Taking a business loan can be beneficial when it supports a clear business need rather than serving as a quick fix for financial stress. Many business owners hesitate at the idea of debt, but borrowing is often less about chasing money and more about creating flexibility. When used responsibly, a loan can help a business operate smoothly, respond to opportunities at the right moment, and grow without draining all available cash reserves.
One of the strongest advantages of a business loan is its ability to stabilise cash flow. Many businesses experience uneven income, especially those with seasonal demand or customers who pay invoices weeks or months after delivery. Even profitable companies can struggle when cash arrives late but bills must be paid on time. A loan can bridge these timing gaps, helping businesses meet payroll, pay suppliers, and cover operating costs without falling into a cycle of delayed payments and strained relationships. In this way, borrowing supports consistency, which can be the difference between a business that feels stable and one that constantly feels at risk.
A loan can also allow a business to seize growth opportunities that require upfront spending. Expansion often comes with immediate costs such as purchasing inventory, hiring staff, increasing production, or upgrading systems before additional revenue arrives. Without financing, business owners may turn down valuable contracts or delay growth plans simply because they lack cash at the right time. Borrowing can align resources with opportunity, making it easier to act quickly when the business needs to scale, fulfill a large order, or secure a better deal through bulk purchasing.
Another practical benefit is the ability to invest in equipment, tools, or technology without paying the full cost upfront. Many businesses rely on assets that directly impact productivity and service quality. Financing these purchases can help a company upgrade sooner, improve efficiency, and increase its capacity to handle more work. Instead of waiting years to save enough cash, the business can spread the cost over time while enjoying the asset’s benefits immediately. In many cases, this results in improved competitiveness because faster delivery, higher quality output, and better reliability can strengthen customer trust.

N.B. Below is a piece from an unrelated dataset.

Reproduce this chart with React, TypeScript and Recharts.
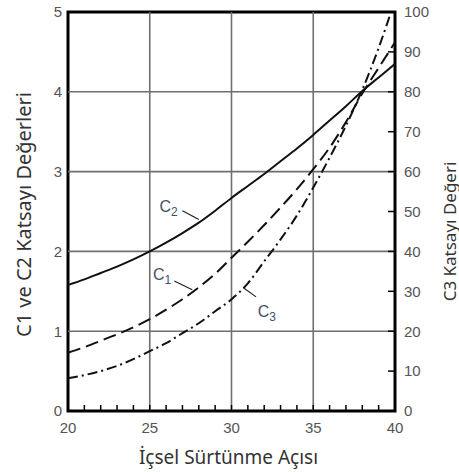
import { LineChart, Line, XAxis, YAxis, ReferenceLine, ReferenceArea, ReferenceDot, Label } from "recharts";

const angles = [20, 21, 22, 23, 24, 25, 26, 27, 28, 29, 30, 31, 32, 33, 34, 35, 36, 37, 38, 39, 40];
const c1Values = [0.73, 0.8, 0.88, 0.96, 1.05, 1.15, 1.27, 1.4, 1.55, 1.72, 1.92, 2.12, 2.33, 2.55, 2.78, 3.03, 3.3, 3.62, 3.98, 4.3, 4.62];
const c2Values = [1.58, 1.65, 1.73, 1.81, 1.9, 2.0, 2.11, 2.23, 2.36, 2.51, 2.67, 2.82, 2.97, 3.13, 3.29, 3.46, 3.64, 3.82, 4.01, 4.18, 4.35];
const c3Values = [8.2, 9, 10, 11.3, 13, 15, 17, 19.5, 22, 25, 28, 32, 37.5, 43, 49, 56, 63.5, 71.5, 80.5, 91, 103];

const xTicks = angles;
const leftTicks = [0, 1, 2, 3, 4, 5];
const rightTicks = [0, 10, 20, 30, 40, 50, 60, 70, 80, 90, 100];
const xGrid = [25, 30, 35];
const yGrid = [1, 2, 3, 4];

// curve labels: text position and leader line (data coords)
const curveLabels = [
    { name: "C", sub: "2", x: 25.6, y: 2.5, axis: "left", from: [27.0, 2.51], to: [28.0, 2.4] },
    { name: "C", sub: "1", x: 25.2, y: 1.64, axis: "left", from: [26.5, 1.63], to: [27.6, 1.52] },
    { name: "C", sub: "3", x: 31.6, y: 23.5, axis: "right", from: [31.5, 28.6], to: [30.75, 30.8] },
];

const data = angles.map((a, i) => ({
    angle: a,
    c1: c1Values[i],
    c2: c2Values[i],
    c3: c3Values[i],
}));

const tickStyle = { fontSize: 15, fill: "#555", fontFamily: "Liberation Sans, Arial, sans-serif" };
const titleFont = "Noto Sans, Open Sans, sans-serif";

function CurveName({ viewBox, name, sub }: any) {
    return (
        <text x={viewBox.x} y={viewBox.y} fill="#44506a" fontSize={16} fontFamily="Liberation Sans, Arial, sans-serif">
            {name}
            <tspan dy={4} fontSize={12}>{sub}</tspan>
        </text>
    );
}

// axis titles placed relative to the axis viewBox
function AxisTitle({ viewBox, value, side }: any) {
    const { x, y, width, height } = viewBox;
    let cx = x + width / 2 - 3;
    let cy = y + 46;
    let rot = 0;
    let size = 19;
    if (side === "left") { cx = x + 23; cy = y + height / 2 + 3; rot = -90; size = 20; }
    if (side === "right") { cx = x + 54; cy = y + height / 2 + 20; rot = -90; size = 17; }
    return (
        <text
            x={cx}
            y={cy}
            textAnchor="middle"
            dominantBaseline="central"
            transform={rot ? `rotate(${rot} ${cx} ${cy})` : undefined}
            fontSize={size}
            fill="#333"
            fontFamily={titleFont}
        >
            {value}
        </text>
    );
}

export default function App() {
    return (
        <div style={{ position: "absolute", left: 0, top: 0, width: 459, height: 472, background: "#fff" }}>
            <LineChart width={459} height={472} data={data} margin={{ top: 12, right: 0, left: 0, bottom: 0 }}>
                <XAxis
                    dataKey="angle"
                    type="number"
                    domain={[20, 40]}
                    ticks={xTicks}
                    interval={0}
                    height={61}
                    axisLine={false}
                    tickSize={-6}
                    tickMargin={17}
                    tickLine={{ stroke: "#000", strokeWidth: 1.5 }}
                    tick={tickStyle}
                    tickFormatter={(v) => (v % 5 === 0 ? String(v) : "")}
                >
                    <Label content={(p: any) => <AxisTitle {...p} value="İçsel Sürtünme Açısı" side="bottom" />} />
                </XAxis>
                <YAxis
                    yAxisId="left"
                    domain={[0, 5]}
                    ticks={leftTicks}
                    interval={0}
                    width={68}
                    axisLine={false}
                    tickLine={false}
                    tickSize={0}
                    tickMargin={6}
                    tick={tickStyle}
                >
                    <Label content={(p: any) => <AxisTitle {...p} value="C1 ve C2 Katsayı Değerleri" side="left" />} />
                </YAxis>
                <YAxis
                    yAxisId="right"
                    orientation="right"
                    domain={[0, 100]}
                    allowDataOverflow
                    ticks={rightTicks}
                    interval={0}
                    width={64}
                    axisLine={false}
                    tickSize={-7}
                    tickMargin={16}
                    tickLine={{ stroke: "#000", strokeWidth: 1.5 }}
                    tick={{ ...tickStyle, textAnchor: "start" }}
                >
                    <Label content={(p: any) => <AxisTitle {...p} value="C3 Katsayı Değeri" side="right" />} />
                </YAxis>

                {xGrid.map((g) => (
                    <ReferenceLine key={"x" + g} x={g} yAxisId="left" stroke="#6f6f6f" strokeWidth={1.6} />
                ))}
                {yGrid.map((g) => (
                    <ReferenceLine key={"y" + g} y={g} yAxisId="left" stroke="#6f6f6f" strokeWidth={1.6} />
                ))}
                <ReferenceArea x1={20} x2={40} y1={0} y2={5} yAxisId="left" fill="none" stroke="#000" strokeWidth={3} />

                <Line yAxisId="left" type="monotone" dataKey="c2" stroke="#111" strokeWidth={2} dot={false} isAnimationActive={false} />
                <Line yAxisId="left" type="monotone" dataKey="c1" stroke="#111" strokeWidth={2} strokeDasharray="13 6" dot={false} isAnimationActive={false} />
                <Line yAxisId="right" type="monotone" dataKey="c3" stroke="#111" strokeWidth={2} strokeDasharray="10 4 2 4" dot={false} isAnimationActive={false} />

                {curveLabels.map((l) => (
                    <ReferenceLine
                        key={"seg" + l.sub}
                        yAxisId={l.axis}
                        segment={[{ x: l.from[0], y: l.from[1] }, { x: l.to[0], y: l.to[1] }]}
                        stroke="#222"
                        strokeWidth={1.2}
                    />
                ))}
                {curveLabels.map((l) => (
                    <ReferenceDot
                        key={"lab" + l.sub}
                        x={l.x}
                        y={l.y}
                        yAxisId={l.axis}
                        r={0}
                        fill="none"
                        stroke="none"
                        label={(p: any) => <CurveName {...p} name={l.name} sub={l.sub} />}
                    />
                ))}
            </LineChart>
        </div>
    );
}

Business loans can also support hiring, which is often a major step in building a more sustainable operation. Many founders are cautious about adding payroll expenses, but delaying hiring can lead to missed sales, slower service, and burnout. A loan can provide breathing room to bring in staff who support growth and improve execution, especially when the business is growing faster than the current team can handle. This does not remove the need for careful planning, but it can make the transition into a stronger organisational structure less financially stressful.
In addition, borrowing can help a business preserve liquidity. Even if a company has savings, paying for everything in cash can leave it exposed to sudden disruptions. Keeping cash on hand can protect the business during late payments, unexpected repairs, or shifts in demand. Using a loan to finance a major investment while maintaining a healthy cash buffer can be a safer choice than draining reserves and hoping nothing goes wrong. Liquidity provides resilience, and resilience is often what keeps businesses alive during uncertain periods.
There are also long-term benefits related to building the company’s credit profile. Many businesses begin with personal borrowing because it is faster and easier, but over time this can create risk for the owner’s personal finances. A business loan, managed well, can help establish the company as a credible borrower and improve its ability to access better financing in the future. This separation between personal and business financial health becomes increasingly important as the business grows and financial decisions become larger in scale.
Sometimes, a business loan can be used to consolidate or refinance more expensive debt. If a business is relying on high-interest credit lines or scattered borrowing, replacing them with a structured loan can make repayments more predictable and less costly. This can reduce financial strain, improve budgeting, and create a clearer repayment plan. While this may not directly create growth, it can strengthen stability and restore a sense of control over cash flow.
Ultimately, the benefits of a business loan depend on whether the borrowing matches the business purpose and repayment capacity. A loan works best when it funds something measurable, such as improving operations, supporting expansion, or smoothing cash flow, rather than covering deeper problems like poor pricing or weak sales. When chosen carefully, borrowing becomes a strategic tool that supports stability, protects liquidity, and enables growth at the right pace. Instead of being a burden, it can serve as a bridge that helps a business move from surviving month to month into operating with greater confidence and long-term planning.